| SOURCE EXCERPT |
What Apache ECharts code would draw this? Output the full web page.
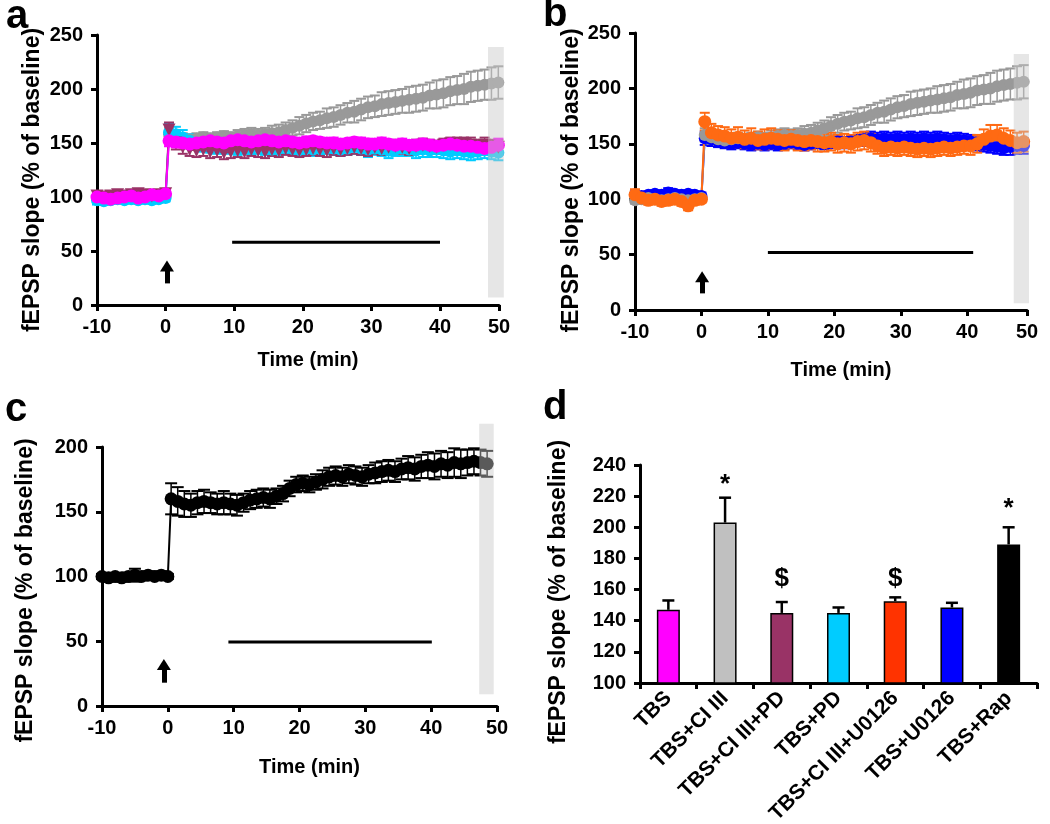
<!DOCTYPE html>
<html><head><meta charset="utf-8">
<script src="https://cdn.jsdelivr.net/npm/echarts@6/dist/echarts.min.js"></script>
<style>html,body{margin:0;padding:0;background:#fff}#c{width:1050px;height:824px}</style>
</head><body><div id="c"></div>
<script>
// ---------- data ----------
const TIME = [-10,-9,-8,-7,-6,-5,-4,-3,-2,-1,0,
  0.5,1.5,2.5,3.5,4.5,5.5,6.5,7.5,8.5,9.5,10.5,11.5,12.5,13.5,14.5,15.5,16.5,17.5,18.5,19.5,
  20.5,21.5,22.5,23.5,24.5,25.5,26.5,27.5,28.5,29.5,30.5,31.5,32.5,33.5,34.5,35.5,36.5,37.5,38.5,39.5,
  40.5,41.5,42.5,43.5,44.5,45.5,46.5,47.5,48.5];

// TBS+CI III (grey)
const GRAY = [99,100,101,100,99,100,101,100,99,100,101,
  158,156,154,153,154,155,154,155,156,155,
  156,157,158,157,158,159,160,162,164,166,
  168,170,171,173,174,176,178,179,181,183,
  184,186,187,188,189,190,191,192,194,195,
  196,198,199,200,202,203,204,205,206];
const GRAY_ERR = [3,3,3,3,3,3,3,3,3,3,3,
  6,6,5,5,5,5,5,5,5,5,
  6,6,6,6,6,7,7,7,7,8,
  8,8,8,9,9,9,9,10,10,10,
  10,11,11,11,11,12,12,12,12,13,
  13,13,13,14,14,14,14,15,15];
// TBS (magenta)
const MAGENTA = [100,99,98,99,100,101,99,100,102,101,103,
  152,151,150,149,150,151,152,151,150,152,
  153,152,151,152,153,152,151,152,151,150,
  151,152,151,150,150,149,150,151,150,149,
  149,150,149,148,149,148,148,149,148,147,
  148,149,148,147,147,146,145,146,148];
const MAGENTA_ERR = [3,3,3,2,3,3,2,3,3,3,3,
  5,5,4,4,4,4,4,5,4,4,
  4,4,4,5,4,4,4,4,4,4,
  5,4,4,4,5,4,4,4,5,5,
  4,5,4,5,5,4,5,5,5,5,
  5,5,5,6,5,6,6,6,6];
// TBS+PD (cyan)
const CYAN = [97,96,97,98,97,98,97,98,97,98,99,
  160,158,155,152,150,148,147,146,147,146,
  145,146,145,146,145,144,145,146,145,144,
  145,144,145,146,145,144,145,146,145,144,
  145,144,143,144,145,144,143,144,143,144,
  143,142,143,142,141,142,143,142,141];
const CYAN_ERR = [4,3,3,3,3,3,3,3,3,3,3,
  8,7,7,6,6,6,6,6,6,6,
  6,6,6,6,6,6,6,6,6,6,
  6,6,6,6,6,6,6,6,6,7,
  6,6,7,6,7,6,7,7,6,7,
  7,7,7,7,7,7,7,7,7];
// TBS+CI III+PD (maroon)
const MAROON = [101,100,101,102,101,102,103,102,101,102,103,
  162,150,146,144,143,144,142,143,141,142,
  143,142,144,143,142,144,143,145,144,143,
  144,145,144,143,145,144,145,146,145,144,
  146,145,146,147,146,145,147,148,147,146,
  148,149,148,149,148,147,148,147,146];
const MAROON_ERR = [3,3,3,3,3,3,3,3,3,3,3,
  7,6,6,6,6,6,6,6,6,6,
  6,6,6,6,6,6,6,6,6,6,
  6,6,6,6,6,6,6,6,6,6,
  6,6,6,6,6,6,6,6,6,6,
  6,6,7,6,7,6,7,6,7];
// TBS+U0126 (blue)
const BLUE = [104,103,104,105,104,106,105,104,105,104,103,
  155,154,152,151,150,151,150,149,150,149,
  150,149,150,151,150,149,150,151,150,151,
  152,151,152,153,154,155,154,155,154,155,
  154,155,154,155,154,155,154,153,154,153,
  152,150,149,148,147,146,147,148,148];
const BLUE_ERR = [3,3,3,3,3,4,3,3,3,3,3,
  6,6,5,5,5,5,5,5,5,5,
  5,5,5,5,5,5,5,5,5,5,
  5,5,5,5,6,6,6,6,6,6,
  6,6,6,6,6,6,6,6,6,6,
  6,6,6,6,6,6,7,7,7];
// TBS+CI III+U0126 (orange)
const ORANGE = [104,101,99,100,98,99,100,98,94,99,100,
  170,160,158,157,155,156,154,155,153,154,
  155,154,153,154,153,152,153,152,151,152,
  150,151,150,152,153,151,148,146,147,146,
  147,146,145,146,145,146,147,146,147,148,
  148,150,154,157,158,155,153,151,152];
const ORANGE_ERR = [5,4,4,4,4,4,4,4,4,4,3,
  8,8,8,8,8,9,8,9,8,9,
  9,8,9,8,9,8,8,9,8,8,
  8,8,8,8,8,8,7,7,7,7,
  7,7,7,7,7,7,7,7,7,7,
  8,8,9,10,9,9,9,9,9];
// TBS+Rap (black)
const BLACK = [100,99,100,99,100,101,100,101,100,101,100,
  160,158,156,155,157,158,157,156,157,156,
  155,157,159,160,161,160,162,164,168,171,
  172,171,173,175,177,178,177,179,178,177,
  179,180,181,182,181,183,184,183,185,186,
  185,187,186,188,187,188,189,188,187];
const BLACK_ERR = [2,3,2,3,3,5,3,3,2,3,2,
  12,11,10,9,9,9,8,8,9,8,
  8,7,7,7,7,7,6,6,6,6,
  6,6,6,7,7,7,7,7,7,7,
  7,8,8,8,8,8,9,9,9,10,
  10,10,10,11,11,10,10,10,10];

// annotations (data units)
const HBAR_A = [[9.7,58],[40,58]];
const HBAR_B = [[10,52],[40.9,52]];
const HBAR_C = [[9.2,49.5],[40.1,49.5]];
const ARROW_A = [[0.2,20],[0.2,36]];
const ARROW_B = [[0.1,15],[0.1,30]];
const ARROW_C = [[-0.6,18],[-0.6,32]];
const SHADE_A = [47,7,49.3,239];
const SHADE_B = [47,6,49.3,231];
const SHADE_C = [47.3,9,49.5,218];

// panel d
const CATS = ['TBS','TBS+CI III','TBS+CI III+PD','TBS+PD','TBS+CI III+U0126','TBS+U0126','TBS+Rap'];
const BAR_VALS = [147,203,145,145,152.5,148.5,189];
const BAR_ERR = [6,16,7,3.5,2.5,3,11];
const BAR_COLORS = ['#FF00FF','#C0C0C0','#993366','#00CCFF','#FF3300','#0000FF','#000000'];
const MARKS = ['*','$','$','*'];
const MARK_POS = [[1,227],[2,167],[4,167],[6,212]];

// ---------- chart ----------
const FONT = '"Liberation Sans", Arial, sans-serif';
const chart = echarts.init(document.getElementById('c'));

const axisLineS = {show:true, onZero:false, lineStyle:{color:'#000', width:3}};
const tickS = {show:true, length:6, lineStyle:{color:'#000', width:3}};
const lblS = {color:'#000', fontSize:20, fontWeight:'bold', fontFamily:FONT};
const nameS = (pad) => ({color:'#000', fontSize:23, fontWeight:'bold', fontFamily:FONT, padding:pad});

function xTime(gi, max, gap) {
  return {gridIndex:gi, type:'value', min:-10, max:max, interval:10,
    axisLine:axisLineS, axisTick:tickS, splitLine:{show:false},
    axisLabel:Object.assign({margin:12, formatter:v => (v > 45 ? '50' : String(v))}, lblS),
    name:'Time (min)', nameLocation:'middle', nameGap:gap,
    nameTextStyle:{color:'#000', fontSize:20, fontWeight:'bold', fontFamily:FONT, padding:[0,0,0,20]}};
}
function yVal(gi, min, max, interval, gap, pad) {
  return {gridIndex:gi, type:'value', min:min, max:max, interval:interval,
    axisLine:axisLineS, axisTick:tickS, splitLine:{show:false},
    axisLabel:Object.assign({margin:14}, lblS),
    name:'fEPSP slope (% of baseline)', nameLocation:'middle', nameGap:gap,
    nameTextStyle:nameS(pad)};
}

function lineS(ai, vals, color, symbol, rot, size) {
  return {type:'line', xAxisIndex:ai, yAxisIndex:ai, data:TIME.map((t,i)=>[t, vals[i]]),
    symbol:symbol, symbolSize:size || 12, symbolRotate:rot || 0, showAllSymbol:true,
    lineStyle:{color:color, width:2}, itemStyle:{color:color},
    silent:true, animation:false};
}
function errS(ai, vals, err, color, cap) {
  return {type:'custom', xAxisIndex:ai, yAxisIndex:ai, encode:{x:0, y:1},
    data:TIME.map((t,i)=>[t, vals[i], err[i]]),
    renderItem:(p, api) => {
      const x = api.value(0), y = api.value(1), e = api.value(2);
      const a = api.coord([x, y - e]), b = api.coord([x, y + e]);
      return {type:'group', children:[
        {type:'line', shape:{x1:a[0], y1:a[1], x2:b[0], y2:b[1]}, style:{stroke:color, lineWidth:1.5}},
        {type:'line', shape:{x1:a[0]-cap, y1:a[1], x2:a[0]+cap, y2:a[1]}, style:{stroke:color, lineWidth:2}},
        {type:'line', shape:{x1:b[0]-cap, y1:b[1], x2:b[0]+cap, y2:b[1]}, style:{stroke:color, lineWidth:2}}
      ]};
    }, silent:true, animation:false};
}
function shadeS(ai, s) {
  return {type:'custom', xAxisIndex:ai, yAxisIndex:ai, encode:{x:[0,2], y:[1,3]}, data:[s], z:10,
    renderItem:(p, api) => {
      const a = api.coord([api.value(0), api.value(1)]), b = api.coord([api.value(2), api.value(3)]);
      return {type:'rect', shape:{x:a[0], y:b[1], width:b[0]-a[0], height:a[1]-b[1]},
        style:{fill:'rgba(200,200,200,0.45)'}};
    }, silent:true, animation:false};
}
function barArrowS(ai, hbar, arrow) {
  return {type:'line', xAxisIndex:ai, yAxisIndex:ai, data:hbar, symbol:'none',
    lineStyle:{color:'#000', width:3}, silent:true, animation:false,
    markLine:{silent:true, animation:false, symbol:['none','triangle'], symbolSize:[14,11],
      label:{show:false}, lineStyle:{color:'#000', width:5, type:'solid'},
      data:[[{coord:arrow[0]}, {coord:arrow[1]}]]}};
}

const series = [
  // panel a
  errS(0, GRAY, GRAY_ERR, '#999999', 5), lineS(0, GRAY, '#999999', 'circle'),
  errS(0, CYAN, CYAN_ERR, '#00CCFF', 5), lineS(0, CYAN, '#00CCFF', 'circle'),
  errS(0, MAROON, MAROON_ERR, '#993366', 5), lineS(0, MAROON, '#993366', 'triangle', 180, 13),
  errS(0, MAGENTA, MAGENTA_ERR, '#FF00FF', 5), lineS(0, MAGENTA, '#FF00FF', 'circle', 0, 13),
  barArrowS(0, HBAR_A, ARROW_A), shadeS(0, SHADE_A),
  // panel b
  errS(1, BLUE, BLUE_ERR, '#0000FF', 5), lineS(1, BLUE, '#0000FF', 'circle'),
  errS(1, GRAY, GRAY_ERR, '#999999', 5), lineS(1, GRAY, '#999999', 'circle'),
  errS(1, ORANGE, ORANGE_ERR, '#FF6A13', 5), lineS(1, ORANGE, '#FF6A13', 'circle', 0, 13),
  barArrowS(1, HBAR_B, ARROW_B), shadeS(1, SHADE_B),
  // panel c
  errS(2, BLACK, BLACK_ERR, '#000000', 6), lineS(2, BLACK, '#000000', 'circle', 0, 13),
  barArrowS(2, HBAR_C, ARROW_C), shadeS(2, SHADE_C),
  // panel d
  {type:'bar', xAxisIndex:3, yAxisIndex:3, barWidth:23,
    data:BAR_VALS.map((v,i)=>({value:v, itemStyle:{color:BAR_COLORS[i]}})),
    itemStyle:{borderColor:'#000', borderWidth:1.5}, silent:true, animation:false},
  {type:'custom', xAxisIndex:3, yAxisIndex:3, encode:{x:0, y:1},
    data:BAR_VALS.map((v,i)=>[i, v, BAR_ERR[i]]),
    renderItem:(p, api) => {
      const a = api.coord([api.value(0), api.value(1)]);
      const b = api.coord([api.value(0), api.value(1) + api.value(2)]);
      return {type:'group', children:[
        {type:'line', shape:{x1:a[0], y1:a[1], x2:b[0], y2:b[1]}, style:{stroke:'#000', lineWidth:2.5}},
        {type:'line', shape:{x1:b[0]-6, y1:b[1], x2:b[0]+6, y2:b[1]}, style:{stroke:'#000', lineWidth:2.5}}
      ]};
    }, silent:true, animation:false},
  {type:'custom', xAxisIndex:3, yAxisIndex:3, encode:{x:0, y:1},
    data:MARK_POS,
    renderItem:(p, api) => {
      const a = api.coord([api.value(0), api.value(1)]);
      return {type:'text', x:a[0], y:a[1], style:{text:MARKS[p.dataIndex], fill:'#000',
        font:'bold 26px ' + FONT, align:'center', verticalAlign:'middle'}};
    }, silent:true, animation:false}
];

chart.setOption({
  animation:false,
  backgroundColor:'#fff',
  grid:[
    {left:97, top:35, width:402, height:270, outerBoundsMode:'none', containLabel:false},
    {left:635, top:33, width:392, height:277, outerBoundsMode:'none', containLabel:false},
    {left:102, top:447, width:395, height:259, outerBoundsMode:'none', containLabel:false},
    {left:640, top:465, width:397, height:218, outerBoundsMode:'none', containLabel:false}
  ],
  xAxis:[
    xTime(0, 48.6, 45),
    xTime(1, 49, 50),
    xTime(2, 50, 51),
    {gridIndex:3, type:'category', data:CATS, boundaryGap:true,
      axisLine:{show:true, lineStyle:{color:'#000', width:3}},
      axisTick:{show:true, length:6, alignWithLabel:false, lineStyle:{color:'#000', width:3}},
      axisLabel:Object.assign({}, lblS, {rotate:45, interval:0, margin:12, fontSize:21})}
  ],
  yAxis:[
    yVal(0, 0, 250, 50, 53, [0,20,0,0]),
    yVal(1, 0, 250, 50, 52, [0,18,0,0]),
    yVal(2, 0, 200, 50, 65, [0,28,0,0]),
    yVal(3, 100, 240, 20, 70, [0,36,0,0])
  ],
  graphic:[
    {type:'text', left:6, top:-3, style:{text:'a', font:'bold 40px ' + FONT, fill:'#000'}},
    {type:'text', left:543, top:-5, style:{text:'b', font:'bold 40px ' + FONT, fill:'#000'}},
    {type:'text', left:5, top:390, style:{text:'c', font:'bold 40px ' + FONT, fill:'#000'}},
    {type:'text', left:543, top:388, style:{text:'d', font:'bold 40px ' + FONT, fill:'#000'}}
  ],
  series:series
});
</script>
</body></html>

| TASK TO CARRY OUT |
Exactly as they appear, print the lines of the listing above from its first line through the line that contains "40.5,41.5,42.5,43.5,44.5,45.5,46.5,47.5,48.5];", minus the pictures.

| ANSWER BELOW |
What Apache ECharts code would draw this? Output the full web page.
<!DOCTYPE html>
<html><head><meta charset="utf-8">
<script src="https://cdn.jsdelivr.net/npm/echarts@6/dist/echarts.min.js"></script>
<style>html,body{margin:0;padding:0;background:#fff}#c{width:1050px;height:824px}</style>
</head><body><div id="c"></div>
<script>
// ---------- data ----------
const TIME = [-10,-9,-8,-7,-6,-5,-4,-3,-2,-1,0,
  0.5,1.5,2.5,3.5,4.5,5.5,6.5,7.5,8.5,9.5,10.5,11.5,12.5,13.5,14.5,15.5,16.5,17.5,18.5,19.5,
  20.5,21.5,22.5,23.5,24.5,25.5,26.5,27.5,28.5,29.5,30.5,31.5,32.5,33.5,34.5,35.5,36.5,37.5,38.5,39.5,
  40.5,41.5,42.5,43.5,44.5,45.5,46.5,47.5,48.5];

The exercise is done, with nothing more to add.